Herman's growing doubts about the raft's construction erode his peace of mind. Amid mounting tensions, the rest of the crew (Tobias Santelmann, Odd-Magnus Williamson, Jakob Oftebro and Gustaf Skarsgård) are more guarded about their faith in the Kon-Tiki. The seventh raft-mate, a parrot named Lorita who received ample screen time in the 1950 film, is presented in a way that telegraphs her fate.
As single-minded as Thor is — Hagen's pointed stare is loaded with self-certainty and foreboding — he's also media-savvy, and at the urging of a crewmate turns the mission into a documentary film project. Some of the movie's most intriguing sequences involve the filmmaking process: the use of a dinghy to get master shots of the raft; the scramble to load the 16mm camera when a spectacular creature surfaces.
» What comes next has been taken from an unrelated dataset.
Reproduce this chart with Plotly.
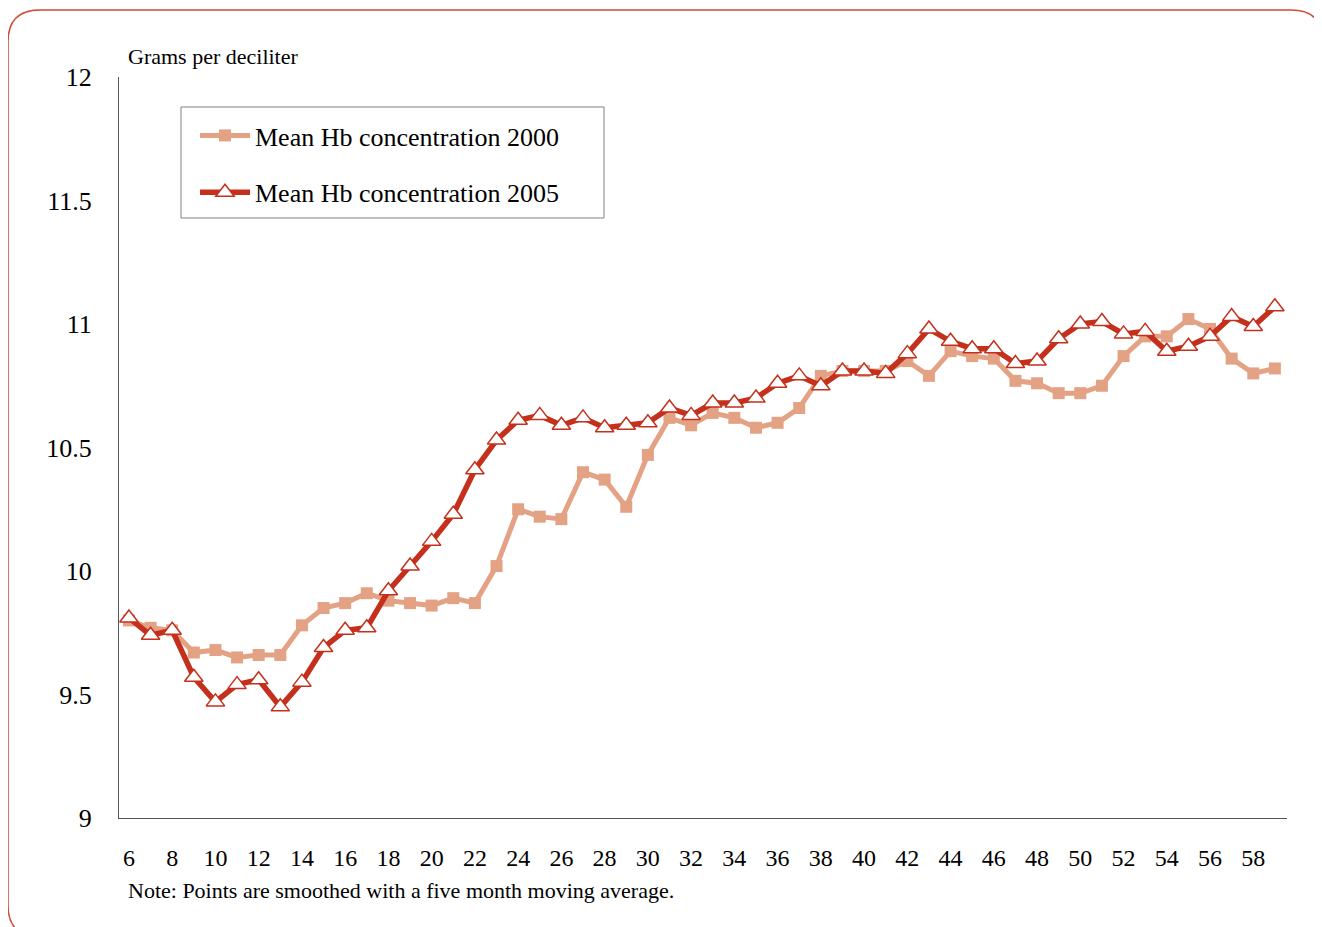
import plotly.graph_objects as go

months = list(range(6, 60))

hb_2000 = [
    9.80, 9.77, 9.76, 9.67, 9.68, 9.65, 9.66, 9.66, 9.78, 9.85,
    9.87, 9.91, 9.88, 9.87, 9.86, 9.89, 9.87, 10.02, 10.25, 10.22,
    10.21, 10.40, 10.37, 10.26, 10.47, 10.62, 10.59, 10.64, 10.62, 10.58,
    10.60, 10.66, 10.79, 10.81, 10.81, 10.81, 10.85, 10.79, 10.89, 10.87,
    10.86, 10.77, 10.76, 10.72, 10.72, 10.75, 10.87, 10.95, 10.95, 11.02,
    10.98, 10.86, 10.80, 10.82,
]

hb_2005 = [
    9.81, 9.74, 9.76, 9.57, 9.47, 9.54, 9.56, 9.45, 9.55, 9.69,
    9.76, 9.77, 9.92, 10.02, 10.12, 10.23, 10.41, 10.53, 10.61, 10.63,
    10.59, 10.62, 10.58, 10.59, 10.60, 10.66, 10.63, 10.68, 10.68, 10.70,
    10.76, 10.79, 10.75, 10.81, 10.81, 10.80, 10.88, 10.98, 10.93, 10.90,
    10.90, 10.84, 10.85, 10.94, 11.00, 11.01, 10.96, 10.97, 10.89, 10.91,
    10.95, 11.03, 10.99, 11.07,
]

x_ticks = list(range(6, 59, 2))
y_ticks = [9, 9.5, 10, 10.5, 11, 11.5, 12]
y_tick_text = ["9", "9.5", "10", "10.5", "11", "11.5", "12"]

FONT = "Liberation Serif, Times New Roman, serif"
LIGHT = "#E4A285"
DARK = "#C4301C"

# the page puts the figure 8px in from the window corner
OFF = 8
W, H = 1322 - OFF, 927 - OFF
L, R, T, B = 119 - OFF, 35, 77 - OFF, 109
pw, ph = W - L - R, H - T - B


def px(x):
    # window pixel -> paper x
    return (x - OFF - L) / pw


def py(y):
    # window pixel -> paper y
    return (H - B - (y - OFF)) / ph


fig = go.Figure()
fig.add_trace(go.Scatter(
    x=months, y=hb_2000, mode="lines+markers",
    name="Mean Hb concentration 2000", legendgroup="a",
    line=dict(color=LIGHT, width=5),
    marker=dict(symbol="square", size=12, color=LIGHT),
))
fig.add_trace(go.Scatter(
    x=months, y=hb_2005, mode="lines+markers",
    name="Mean Hb concentration 2005", legendgroup="b",
    line=dict(color=DARK, width=5.5),
    marker=dict(symbol="triangle-up", size=16, color="white",
                line=dict(color=DARK, width=1.5)),
))

# rounded red frame around the whole figure (runs off right and bottom)
x0, x1, y0, y1, r = 8, 1323, 10, 937, 32
path = (
    f"M {px(x0 + r)},{py(y0)} L {px(x1 - r)},{py(y0)} "
    f"Q {px(x1)},{py(y0)} {px(x1)},{py(y0 + r)} "
    f"L {px(x1)},{py(y1 - r)} Q {px(x1)},{py(y1)} {px(x1 - r)},{py(y1)} "
    f"L {px(x0 + r)},{py(y1)} Q {px(x0)},{py(y1)} {px(x0)},{py(y1 - r)} "
    f"L {px(x0)},{py(y0 + r)} Q {px(x0)},{py(y0)} {px(x0 + r)},{py(y0)} Z"
)
fig.add_shape(type="path", path=path, xref="paper", yref="paper",
              line=dict(color="#D04A36", width=1.5), layer="below")

# legend box
fig.add_shape(type="rect", xref="paper", yref="paper",
              x0=px(181), x1=px(604), y0=py(218), y1=py(107),
              line=dict(color="#808080", width=1), fillcolor="white",
              layer="below")

fig.add_annotation(text="Grams per deciliter", xref="paper", yref="paper",
                   x=px(126), y=py(56), xanchor="left", yanchor="middle",
                   showarrow=False, font=dict(size=22, color="black"))
fig.add_annotation(text="Note: Points are smoothed with a five month moving average.",
                   xref="paper", yref="paper", x=px(126), y=py(890),
                   xanchor="left", yanchor="middle", showarrow=False,
                   font=dict(size=22, color="black"))

fig.update_layout(
    width=W, height=H,
    margin=dict(l=L, r=R, t=T, b=B),
    paper_bgcolor="white", plot_bgcolor="white",
    font=dict(family=FONT, color="black", size=24),
    showlegend=True,
    legend=dict(
        x=px(195), y=py(112), xanchor="left", yanchor="top",
        borderwidth=0, bgcolor="rgba(0,0,0,0)",
        font=dict(size=26), tracegroupgap=20, traceorder="grouped",
        itemwidth=50,
    ),
    xaxis=dict(
        range=[5.54, 59.56], tickvals=x_ticks, showgrid=False, zeroline=False,
        showline=True, linecolor="#555555", linewidth=1, ticks="",
        ticklabelstandoff=18, tickfont=dict(size=24),
    ),
    yaxis=dict(
        range=[9, 12], tickvals=y_ticks, ticktext=y_tick_text,
        showgrid=False, zeroline=False,
        showline=True, linecolor="#555555", linewidth=1, ticks="",
        ticklabelstandoff=21, tickfont=dict(size=26),
    ),
)

fig.write_html("out.html")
This retelling of a bare-bones enterprise by six men took a crew of hundreds, and the results are nothing if not polished, with handsome period detail and visual effects that are convincing, if sometimes ostentatious. The widescreen lensing (the film was shot mainly in and around Malta) doesn't overdo the sense of wonder and, with a strong assist from the sound design, conveys the men's vulnerability to the elements.
But too often the directors ride the surface rather than plumb the story's depths, relying on a score by Johan Söderqvist that abounds in obvious cues. Those signals of danger and grandeur emphasize the otherwise streamlined script's heavy-handed lapses.
"Kon-Tiki," a Weinstein Co. release, is rated PG-13 for a disturbing violent sequence. Running time: 118 minutes.
Motion Picture Association of America rating definition for PG-13: Parents strongly cautioned. Some material may be inappropriate for children under 13.